15 October 2014
The Audit Commission has lowered audit fees for local public bodies for the time period between 2015 and 2017.
Fees have been reduced by £30 million, which puts the audit fees at its lowest level since taking on the NHS audit in 1990, according to the Audit Commission.
The auditing organisation has retendered public audit contracts in March 2014 for the 2015/16 financial year, which will see a 25% drop in fees. This drop is in addition to the 40% reduction to the fees that the Audit Commission secured in 2012.
According to the organisation, if the government chooses to extend both the 2012 and 2014 contracts to 2020, to lock in these low fees, the saving to audited bodies from 2012 would be £440 million.
Chairman of the Audit Commission, Jeremy Newman says: ‘We have driven down prices for audit services, showing again that bulk procurement is the best way to maintain a competitive market and provide taxpayers with value for money.

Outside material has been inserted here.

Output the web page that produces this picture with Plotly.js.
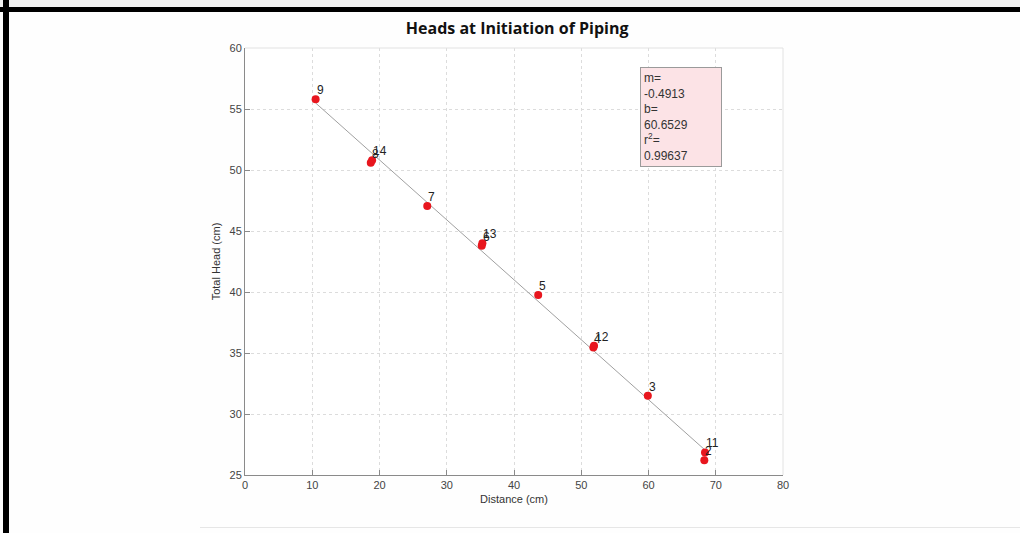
<!DOCTYPE html>
<html>
<head>
<meta charset="utf-8">
<script src="https://cdn.plot.ly/plotly-3.0.1.min.js"></script>
<style>
  html, body { margin: 0; padding: 0; background: #ffffff; }
  #wrap { position: relative; width: 1020px; height: 533px; overflow: hidden; background: #fefefe; }
  #topstrip { position: absolute; left: 0; top: 0; width: 1020px; height: 7px; background: #f3f3f3; }
  #topbar { position: absolute; left: 0; top: 7px; width: 1020px; height: 5px; background: #000; }
  #leftbar { position: absolute; left: 3px; top: 0; width: 6px; height: 533px; background: #000; }
  #bottomline { position: absolute; left: 200px; top: 527px; width: 820px; height: 1px; background: #e6e6e6; }
  #chart { position: absolute; left: 0; top: 0; width: 1020px; height: 533px; }
</style>
</head>
<body>
<div id="wrap">
  <div id="chart"></div>
  <div id="topstrip"></div>
  <div id="topbar"></div>
  <div id="leftbar"></div>
  <div id="bottomline"></div>
</div>
<script>
// Data
const pointLabels = ["9", "8", "14", "7", "6", "13", "5", "4", "12", "3", "11", "2"];
const distance    = [10.5, 18.7, 18.9, 27.1, 35.2, 35.3, 43.6, 51.8, 51.9, 59.9, 68.4, 68.3];
const totalHead   = [55.8, 50.6, 50.8, 47.05, 43.8, 44.0, 39.75, 35.45, 35.6, 31.5, 26.85, 26.2];

// Fit shown in the box
const fitSlope = -0.4913;
const fitIntercept = 60.6529;
const fitR2 = 0.99637;
const fitX = [10.5, 68.4];
const fitY = fitX.map(x => fitSlope * x + fitIntercept);

const xTicks = [0, 10, 20, 30, 40, 50, 60, 70, 80];
const yTicks = [25, 30, 35, 40, 45, 50, 55, 60];

const baseFont = "Liberation Sans, Arial, sans-serif";
const tickFont = {family: baseFont, size: 11, color: "#444"};

const traces = [
  {
    x: fitX, y: fitY, mode: "lines", type: "scatter",
    line: {color: "#a0a0a0", width: 1}, hoverinfo: "skip", showlegend: false
  },
  {
    x: distance, y: totalHead, mode: "markers", type: "scatter",
    marker: {color: "#e8161e", size: 8}, showlegend: false
  }
];

const pointAnnotations = pointLabels.map((lab, i) => ({
  x: distance[i], y: totalHead[i], xref: "x", yref: "y",
  text: lab, showarrow: false, xanchor: "left", yanchor: "bottom",
  xshift: -1, yshift: 0,
  font: {family: baseFont, size: 12, color: "#222"}
}));

const layout = {
  width: 1020, height: 533,
  margin: {l: 245, r: 237, t: 48, b: 58, pad: 0},
  paper_bgcolor: "rgba(0,0,0,0)",
  plot_bgcolor: "#ffffff",
  title: {
    text: "<b>Heads at Initiation of Piping</b>",
    font: {family: "Open Sans, sans-serif", size: 16, color: "#111"},
    x: 0.507, xanchor: "center", y: 0.947, yanchor: "middle"
  },
  xaxis: {
    range: [0, 80], tickvals: xTicks, ticktext: xTicks.map(String),
    showgrid: true, gridcolor: "#dcdcdc", griddash: "dot", gridwidth: 1,
    zeroline: false, showline: true, linecolor: "#8a8a8a", linewidth: 1,
    ticks: "inside", ticklen: 5, tickcolor: "#8a8a8a",
    tickfont: tickFont,
    title: {text: "Distance (cm)", font: {family: baseFont, size: 11, color: "#333"}, standoff: 5}
  },
  yaxis: {
    range: [25, 60], tickvals: yTicks, ticktext: yTicks.map(String),
    showgrid: true, gridcolor: "#dcdcdc", griddash: "dot", gridwidth: 1,
    zeroline: false, showline: true, linecolor: "#8a8a8a", linewidth: 1,
    ticks: "inside", ticklen: 5, tickcolor: "#8a8a8a",
    tickfont: tickFont,
    title: {text: "Total Head (cm)", font: {family: baseFont, size: 11, color: "#333"}, standoff: 6}
  },
  shapes: [
    {type: "line", xref: "paper", yref: "paper", x0: 0, x1: 1, y0: 1, y1: 1, line: {color: "#e2e2e2", width: 1}},
    {type: "line", xref: "paper", yref: "paper", x0: 1, x1: 1, y0: 0, y1: 1, line: {color: "#e2e2e2", width: 1}}
  ],
  annotations: pointAnnotations.concat([
    {
      x: 58.7, y: 58.45, xref: "x", yref: "y", xanchor: "left", yanchor: "top",
      text: "m=<br>" + fitSlope.toFixed(4) + "<br>b=<br>" + fitIntercept.toFixed(4) + "<br>r<sup>2</sup>=<br>" + fitR2.toFixed(5),
      showarrow: false, align: "left",
      font: {family: baseFont, size: 12, color: "#333"},
      bgcolor: "#fce3e6", bordercolor: "#9a9a9a", borderwidth: 1, borderpad: 3,
      width: 74
    }
  ])
};

Plotly.newPlot("chart", traces, layout, {displayModeBar: false, staticPlot: true});
</script>
</body>
</html>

‘The resulting savings are part of the legacy the Commission will leave after March 2015, and will be enjoyed by local authorities and NHS bodies for years after our closure. Fees should be preserved at this level for 2016/17 and we hope the government will take the opportunity we have secured to lock in and extend the savings we have achieved up to 2020.’
At the same time, the Audit Commission is returning a further £6 million to its audited bodies in rebates, as a result of efficient management of the organisation’s closure, which will come in March 2015.